Jurgens has all the tools needed to succeed as a center in the NFL, including quick feet, a strong base, and the ability to block in space. He is very similar to Kelce, which makes sense as the long-time starter handpicked Jurgens to succeed him. So far, there’s not much to say about Jurgens–his time will come somewhere down the road.
Midseason Grade: B
Nakobe Dean (LB), 83rd Overall Pick
Perhaps one of the steals of the draft, the projected first round pick managed to slide all the way down the board to the Eagles’ third rounder. Dean was hyped up as a sideline-to-sideline linebacker with elite pass coverage ability. However, his role has been contained mostly to special teams as Kyzir White has assumed the starting linebacker role.
Dean’s lack of playing time may be concerning to some Eagles fans–how could a player receiving so much hype see the field so little? However, it truly isn’t that serious–the Eagles are likely taking an approach similar to that of Jurgens. White, who the Eagles signed from the Los Angeles Chargers this offseason, has been a high-quality starter for the birds. Alongside him, TJ Edwards has also been having a great season, leaving little room for Dean in the defensive lineup. Dean’s skillset speaks for itself–he’ll eventually be a great player in the league–but for now, the situation isn’t right for him to play.
Midseason Grade: C+
Kyron Johnson (LB), 181st Overall Pick
Like Dean, Johnson has been used primarily in a special teams role in 2022, where he has made seven tackles. Behind Haason Reddick and Patrick Johnson, there isn’t much of an opportunity for Kyron which, truth be told, was to be expected. Johnson’s draft stock rose due to a nice performance at the senior bowl, but the undersized EDGE is still a bit too raw to see any significant playing time. Only time may tell whether or not he sees any significant action in Philadelphia, but for now, he’s been decent enough as a special teamer.
Midseason Grade: C
Grant Calcaterra (TE), 198th Overall Pick
Calcaterra has seen little action in Philadelphia so far, sitting behind Dallas Goedert and Jack Stoll on the depth chart. He made the most of his one catch of the year taking it for 40 yards, but other than that, there hasn’t been much to write home about. Calcaterra is an intriguing prospect who saw significant production in the passing game at Oklahoma and SMU, but doesn’t offer much blocking upside for an Eagles offense centered around the run game. Maybe he develops into a quality rotational piece for the future, but for now, he’s merely just a backup.
Midseason Grade: C-
So What’s the Verdict on These Eagles’ Rookies?

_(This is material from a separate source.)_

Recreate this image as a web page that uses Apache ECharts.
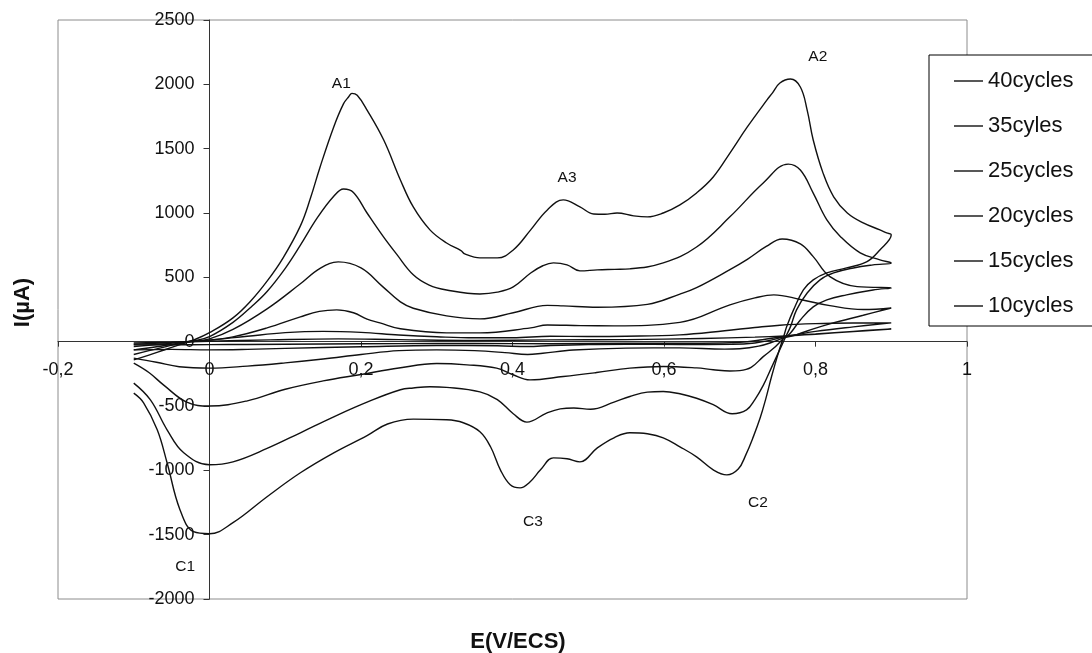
<!DOCTYPE html>
<html>
<head>
<meta charset="utf-8">
<title>Voltammogrammes cycliques</title>
<script src="https://cdn.jsdelivr.net/npm/echarts@6/dist/echarts.min.js"></script>
<style>
  html, body { margin: 0; padding: 0; background: #ffffff; }
  #chart { width: 1092px; height: 653px; }
</style>
</head>
<body>
<div id="chart"></div>
<script>
// Series names, in legend order
const cycleNames = ['40cycles', '35cyles', '25cycles', '20cycles', '15cycles', '10cycles'];

// Each curve: anodic sweep -0.1 -> 0.9 V, then cathodic sweep back to -0.1 V. Pairs are [E (V), I (µA)].
const cyc40 = [
  [-0.1,-142],[-0.08,-105],[-0.06,-65],[-0.04,-25],[-0.02,15],[0,70],[0.031,185],[0.055,320],[0.076,470],
  [0.097,650],[0.12,900],[0.133,1110],[0.146,1358],[0.164,1669],[0.177,1850],[0.184,1905],[0.188,1930],
  [0.195,1915],[0.208,1800],[0.23,1567],[0.252,1257],[0.269,1047],[0.291,869],[0.313,767],
  [0.332,708],[0.337,682],[0.357,651],[0.38,651],[0.401,713],[0.424,869],[0.446,1024],[0.467,1102],
  [0.489,1048],[0.507,992],[0.522,990],[0.538,1000],[0.56,978],[0.578,970],[0.599,1000],[0.621,1063],
  [0.643,1156],[0.665,1280],[0.687,1466],[0.71,1669],[0.736,1879],[0.743,1932],[0.753,2010],[0.767,2041],
  [0.78,1979],[0.789,1800],[0.797,1567],[0.81,1310],[0.824,1126],[0.842,1000],[0.863,923],[0.885,869],
  [0.894,845],[0.9,830],
  [0.885,713],[0.868,622],[0.841,573],[0.815,534],[0.797,480],[0.784,402],[0.771,247],[0.762,117],
  [0.758,40],[0.751,-87],[0.742,-271],[0.734,-452],[0.727,-592],[0.718,-738],[0.708,-880],[0.698,-990],
  [0.683,-1035],[0.665,-996],[0.643,-895],[0.621,-817],[0.599,-747],[0.578,-716],[0.555,-708],[0.534,-747],
  [0.512,-825],[0.489,-934],[0.472,-910],[0.454,-903],[0.437,-996],[0.423,-1090],[0.41,-1136],[0.397,-1112],
  [0.384,-996],[0.371,-817],[0.357,-700],[0.335,-630],[0.313,-607],[0.269,-602],[0.235,-640],[0.208,-730],
  [0.164,-864],[0.12,-1019],[0.076,-1205],[0.031,-1407],[0,-1493],[-0.021,-1477],[-0.039,-1306],
  [-0.056,-941],[-0.069,-685],[-0.087,-475],[-0.1,-400]
];

const cyc35 = [
  [-0.1,-100],[-0.08,-70],[-0.06,-42],[-0.04,-15],[-0.025,0],[0,40],[0.031,150],[0.055,270],[0.076,390],
  [0.1,570],[0.12,750],[0.142,960],[0.164,1130],[0.177,1187],[0.19,1160],[0.208,1000],[0.229,820],
  [0.247,680],[0.269,520],[0.29,440],[0.313,402],[0.357,371],[0.38,385],[0.401,426],[0.424,534],
  [0.44,590],[0.454,612],[0.472,597],[0.489,550],[0.512,558],[0.535,562],[0.555,566],[0.599,612],
  [0.643,736],[0.687,970],[0.731,1233],[0.764,1380],[0.78,1334],[0.797,1155],[0.815,946],[0.833,816],
  [0.859,690],[0.885,636],[0.9,612],
  [0.876,597],[0.85,573],[0.824,534],[0.806,480],[0.789,378],[0.775,247],[0.767,117],[0.76,30],
  [0.753,-60],[0.742,-200],[0.731,-340],[0.72,-450],[0.709,-530],[0.69,-560],[0.665,-490],[0.643,-440],
  [0.621,-405],[0.599,-387],[0.578,-392],[0.555,-426],[0.534,-470],[0.503,-525],[0.481,-515],[0.463,-522],
  [0.445,-555],[0.419,-625],[0.401,-560],[0.38,-450],[0.357,-390],[0.313,-355],[0.291,-350],[0.269,-360],
  [0.252,-374],[0.208,-470],[0.164,-584],[0.12,-708],[0.076,-830],[0.031,-934],[0,-957],[-0.034,-864],
  [-0.056,-685],[-0.078,-452],[-0.1,-322]
];

const cyc25 = [
  [-0.1,-64],[-0.07,-40],[-0.045,-15],[-0.025,0],[0,22],[0.031,95],[0.076,255],[0.12,450],[0.146,570],
  [0.17,620],[0.2,573],[0.229,426],[0.252,309],[0.269,260],[0.313,200],[0.357,177],[0.401,225],
  [0.446,282],[0.467,278],[0.512,268],[0.578,290],[0.621,370],[0.643,420],[0.687,560],[0.71,640],
  [0.735,740],[0.756,798],[0.78,760],[0.797,661],[0.819,506],[0.855,428],[0.9,418],
  [0.876,402],[0.841,364],[0.815,325],[0.797,270],[0.78,169],[0.767,68],[0.757,20],[0.745,-50],
  [0.731,-116],[0.715,-200],[0.7,-225],[0.687,-228],[0.665,-218],[0.643,-204],[0.599,-193],[0.555,-206],
  [0.511,-240],[0.467,-271],[0.423,-297],[0.4,-255],[0.379,-206],[0.34,-180],[0.3,-170],[0.25,-205],
  [0.2,-255],[0.15,-305],[0.1,-370],[0.05,-460],[0,-500],[-0.03,-470],[-0.06,-340],[-0.08,-240],[-0.1,-167]
];

const cyc20 = [
  [-0.1,-38],[-0.06,-18],[-0.03,0],[0,12],[0.031,37],[0.076,107],[0.12,193],[0.145,235],[0.168,247],
  [0.19,225],[0.208,175],[0.225,146],[0.252,100],[0.313,68],[0.357,68],[0.424,107],[0.446,130],
  [0.49,125],[0.534,123],[0.621,150],[0.687,286],[0.72,340],[0.745,364],[0.78,328],[0.819,280],
  [0.863,250],[0.9,262],
  [0.863,205],[0.82,140],[0.79,85],[0.77,45],[0.758,30],[0.745,0],[0.725,-35],[0.7,-55],[0.68,-58],
  [0.621,-48],[0.55,-50],[0.48,-65],[0.44,-90],[0.42,-100],[0.39,-85],[0.35,-70],[0.3,-64],[0.25,-70],
  [0.2,-100],[0.15,-135],[0.1,-165],[0.05,-190],[0,-206],[-0.04,-195],[-0.07,-160],[-0.1,-128]
];

const cyc15 = [
  [-0.1,-20],[-0.06,-10],[-0.03,0],[0,12],[0.05,42],[0.1,70],[0.15,80],[0.2,72],[0.25,52],[0.3,38],
  [0.35,30],[0.4,30],[0.45,42],[0.5,40],[0.55,42],[0.621,53],[0.68,85],[0.72,110],[0.753,128],
  [0.8,140],[0.85,145],[0.9,146],
  [0.85,115],[0.8,80],[0.775,55],[0.758,38],[0.74,10],[0.72,-10],[0.69,-20],[0.621,-22],[0.55,-20],
  [0.5,-22],[0.45,-30],[0.42,-38],[0.38,-32],[0.3,-30],[0.2,-40],[0.1,-52],[0.05,-60],[0,-64],
  [-0.05,-60],[-0.1,-64]
];

const cyc10 = [
  [-0.1,-10],[-0.05,-4],[0,3],[0.08,14],[0.17,22],[0.25,16],[0.35,10],[0.45,14],[0.55,16],[0.65,25],
  [0.72,35],[0.76,45],[0.8,60],[0.85,80],[0.9,99],
  [0.85,78],[0.8,58],[0.758,40],[0.73,15],[0.7,-5],[0.65,-12],[0.55,-12],[0.45,-16],[0.35,-14],
  [0.25,-15],[0.15,-18],[0.05,-22],[0,-23],[-0.05,-24],[-0.1,-25]
];

const cycleData = [cyc40, cyc35, cyc25, cyc20, cyc15, cyc10];

// Peak labels (anodic A1-A3, cathodic C1-C3), placed in data coordinates
const peakNames = ['A1', 'A2', 'A3', 'C1', 'C2', 'C3'];
const peakE = [0.174, 0.803, 0.472, -0.032, 0.724, 0.427];
const peakI = [2003, 2212, 1272, -1750, -1252, -1400];

// Axis ranges and tick steps
const eRange = [-0.2, 1.0, 0.2];
const iRange = [-2000, 2500, 500];

const FONT = "'Liberation Sans', Arial, sans-serif";
const AXIS_COLOR = '#333333';

// Plot box
const GRID = { left: 58, top: 20, width: 909, height: 579 };

// Both axes cross at the origin: shift each one from the grid edge to the zero of the other scale
const yAxisShift = -GRID.width * (0 - eRange[0]) / (eRange[1] - eRange[0]);
const xAxisShift = -GRID.height * (0 - iRange[0]) / (iRange[1] - iRange[0]);

const chart = echarts.init(document.getElementById('chart'), null, { renderer: 'canvas' });

const curveSeries = cycleNames.map((name, k) => ({
  name: name,
  type: 'line',
  data: cycleData[k],
  showSymbol: false,
  symbol: 'none',
  smooth: 0.4,
  lineStyle: { color: '#111111', width: 1.4 },
  itemStyle: { color: '#111111' },
  emphasis: { disabled: true },
  animation: false,
  z: 3
}));

const tagSeries = {
  name: 'tags',
  type: 'scatter',
  data: peakNames.map((t, k) => ({ name: t, value: [peakE[k], peakI[k]] })),
  symbolSize: 0,
  silent: true,
  animation: false,
  itemStyle: { opacity: 1, color: '#111111' },
  label: {
    show: true,
    position: 'inside',
    formatter: p => p.name,
    color: '#111111',
    opacity: 1,
    textBorderWidth: 0,
    fontFamily: FONT,
    fontSize: 15.5
  },
  z: 4
};

const option = {
  backgroundColor: '#ffffff',
  animation: false,
  textStyle: { fontFamily: FONT },
  grid: {
    left: GRID.left, top: GRID.top, width: GRID.width, height: GRID.height,
    containLabel: false,
    outerBoundsMode: 'none',
    show: true, borderColor: '#8c8c8c', borderWidth: 1, backgroundColor: '#ffffff'
  },
  legend: {
    data: cycleNames,
    orient: 'vertical',
    left: 929,
    top: 55,
    padding: [14, 40, 8, 25],
    itemGap: 21,
    itemWidth: 29,
    itemHeight: 14,
    icon: 'path://M0,6.3H29V7.7H0Z',
    itemStyle: { color: '#111111' },
    backgroundColor: '#ffffff',
    borderColor: '#000000',
    borderWidth: 1,
    borderRadius: 0,
    selectedMode: false,
    textStyle: { fontFamily: FONT, fontSize: 22, color: '#111111', lineHeight: 24 }
  },
  xAxis: {
    type: 'value',
    position: 'bottom',
    offset: xAxisShift,
    min: eRange[0], max: eRange[1], interval: eRange[2],
    name: 'E(V/ECS)',
    nameLocation: 'middle',
    nameGap: 289,
    nameTextStyle: { fontFamily: FONT, fontSize: 22, fontWeight: 'bold', color: '#111111', padding: [0, 0, 0, 11] },
    axisLine: { onZero: false, lineStyle: { color: AXIS_COLOR, width: 1 } },
    axisTick: { show: true, length: 5, lineStyle: { color: AXIS_COLOR } },
    axisLabel: {
      margin: 19,
      fontFamily: FONT, fontSize: 18, color: '#111111',
      showMinLabel: true, showMaxLabel: true,
      formatter: v => String(Number(v.toFixed(1))).replace('.', ',')
    },
    splitLine: { show: false }
  },
  yAxis: {
    type: 'value',
    position: 'left',
    offset: yAxisShift,
    min: iRange[0], max: iRange[1], interval: iRange[2],
    name: 'I(µA)',
    nameLocation: 'middle',
    nameGap: 176,
    nameTextStyle: { fontFamily: FONT, fontSize: 22, fontWeight: 'bold', color: '#111111', padding: [0, 0, 0, 14] },
    axisLine: { onZero: false, lineStyle: { color: AXIS_COLOR, width: 1 } },
    axisTick: { show: true, length: 6, lineStyle: { color: AXIS_COLOR } },
    axisLabel: {
      margin: 15,
      fontFamily: FONT, fontSize: 18, color: '#111111',
      formatter: v => String(v)
    },
    splitLine: { show: false }
  },
  series: curveSeries.concat([tagSeries])
};

chart.setOption(option);
</script>
</body>
</html>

Outside of Davis, this class hasn’t really been asked to do too much, but as seen by the Eagles’ record, they haven’t really had to. Philadelphia holds one of the league’s best rosters right now, making it difficult for these guys to see the field. For guys like Jurgens, Dean, and even Johnson and Calcaterra, their main job is to learn the NFL game for a year or two before making the jump to the starting lineup. For now, they’re just developmental players which, for a team as successful as the Eagles have been, is a great thing to have. Overall, these Eagles’ rookies have made for a pretty solid class.